In week 1, we talk about using GANs for data augmentation. The described use-case is that we don’t have enough real data to train our classifier, so we train a GAN to generate some fake data.
But (as far as I understand), training a GAN is a much harder task than training a classifier, and GANs need very large datasets in order to begin to approximate the distribution of the data well. In this case, how realistic is it to use GANs for data augmentation? Any specific examples of use cases?
It’s quite nice that you are thinking like this. The question is something that really made me think a lot too.
Am going to try my best to answer and I might be wrong.
See, what a GAN does is try to predict the actual distribution that the training dataset comes from and thereafter picks out different data points from that distribution.
But, remember, our training dataset is not the entire distribution, its just a part of the ACTUAL DISTRIBUTION and we call it as a RANDOM SAMPLE.
In statistics, its kind off a thing that if your sample has more than 32 data points, you are kind off good. This is not a hard and fast rule but just something that goes on in the industry.
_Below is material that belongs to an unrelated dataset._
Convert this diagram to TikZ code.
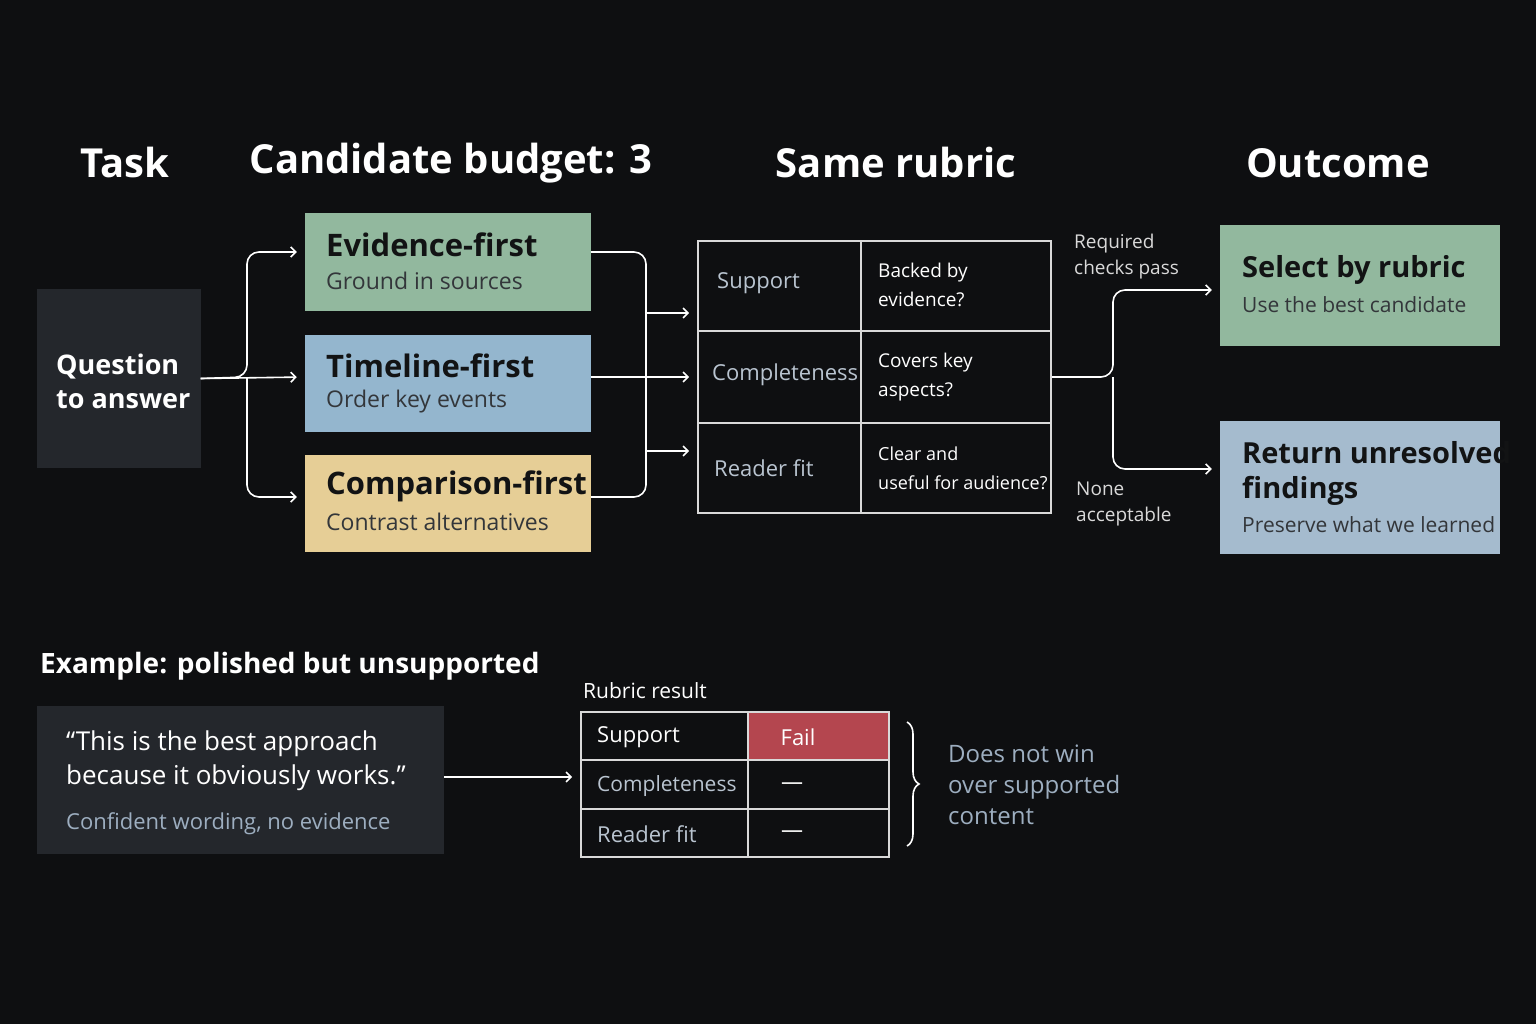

Now you might think what do I mean by “you are good if you have 32 data points?”. Well, it is that from the small random sample we can predict the entire actual distribution by some formulation.
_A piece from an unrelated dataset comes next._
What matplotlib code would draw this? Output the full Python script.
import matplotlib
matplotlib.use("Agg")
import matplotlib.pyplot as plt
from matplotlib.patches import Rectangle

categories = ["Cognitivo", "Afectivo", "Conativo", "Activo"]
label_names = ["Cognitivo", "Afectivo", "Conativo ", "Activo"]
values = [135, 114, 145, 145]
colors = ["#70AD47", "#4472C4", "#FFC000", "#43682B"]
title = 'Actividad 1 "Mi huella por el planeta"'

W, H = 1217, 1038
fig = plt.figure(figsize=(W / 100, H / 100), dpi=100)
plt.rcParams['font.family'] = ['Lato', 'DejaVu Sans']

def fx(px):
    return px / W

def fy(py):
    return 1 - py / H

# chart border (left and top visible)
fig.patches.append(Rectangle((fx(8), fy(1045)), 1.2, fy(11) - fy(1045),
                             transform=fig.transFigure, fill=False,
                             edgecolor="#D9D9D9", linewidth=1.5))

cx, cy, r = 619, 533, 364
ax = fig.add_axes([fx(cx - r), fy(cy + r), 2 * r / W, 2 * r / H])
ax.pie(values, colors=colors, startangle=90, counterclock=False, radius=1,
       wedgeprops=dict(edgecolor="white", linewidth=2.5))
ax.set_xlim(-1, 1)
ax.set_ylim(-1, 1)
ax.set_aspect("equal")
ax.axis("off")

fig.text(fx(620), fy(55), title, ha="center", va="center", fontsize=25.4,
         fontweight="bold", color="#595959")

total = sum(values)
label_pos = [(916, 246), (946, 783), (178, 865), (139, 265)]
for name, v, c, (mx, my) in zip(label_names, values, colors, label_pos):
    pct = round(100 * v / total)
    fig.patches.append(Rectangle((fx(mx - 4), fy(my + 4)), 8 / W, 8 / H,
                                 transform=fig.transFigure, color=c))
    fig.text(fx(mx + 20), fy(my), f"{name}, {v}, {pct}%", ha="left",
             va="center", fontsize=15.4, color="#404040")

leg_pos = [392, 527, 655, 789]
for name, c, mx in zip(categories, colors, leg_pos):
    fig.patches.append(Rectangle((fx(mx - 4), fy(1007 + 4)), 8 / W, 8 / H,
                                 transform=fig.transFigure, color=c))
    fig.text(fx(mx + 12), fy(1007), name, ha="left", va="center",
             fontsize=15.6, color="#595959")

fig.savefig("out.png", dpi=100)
This is something which plays on when we are doing Data Augmentation through GANs. We try to match the entire distribution from the sample distribution and proceed on giving out our own data points.
Hence, even though in cases where the number of data points(images) are small, it works and gives variety of images. Ofcourse they might not be that good when compared to a larger dataset, but they are quite acceptable indeed.
I hope I could help you. Please feel free to correct me too!
Greetings for your first post! You are bringing out a really interesting question.
Here are my thoughts:
For most classifiers, more training data is always better than less, which could help you avoid overfitting. Here, with more training data, we refer to at least thousands or even millions of images.
However, in real life, some data are hard or expensive to collect, such as data in the health industry and labelled data for speech emotion recognition. In this case, we can use GANs to generate fake data, as long as we have enough real data, GANs would be good enough to generate fake ones which are similar to real ones for augmentation. Researchers are constantly working on how to use fewer data to train GANs and achieve the same result as using a large amount of data. For example, Training GANs can require upwards of 100,000 images, but an approach called adaptive discriminator augmentation (ADA) detailed in the paper “Training Generative Adversarial Networks with Limited Data,” enables results with 10 to 20 times less data.
As mentioned by @sohonjit.ghosh, there are methods like Principal Component Analysis that can help us retain the important features of the data, without needing all the data. You can read more about PCA to understand this. His comment, pretty much says the same.
Hey @sohonjit.ghosh
Although 32 data points is enough for some of the statistical rules to be obeyed (like central limit theorem), we also must remember the fact that the decoder has too many parameters. So it can directly memorize the data samples.
Also, training with a good encoder might lead to problem of “cold-start”.
The paper mentioned by @fangyiyu is a good one and one can follow that!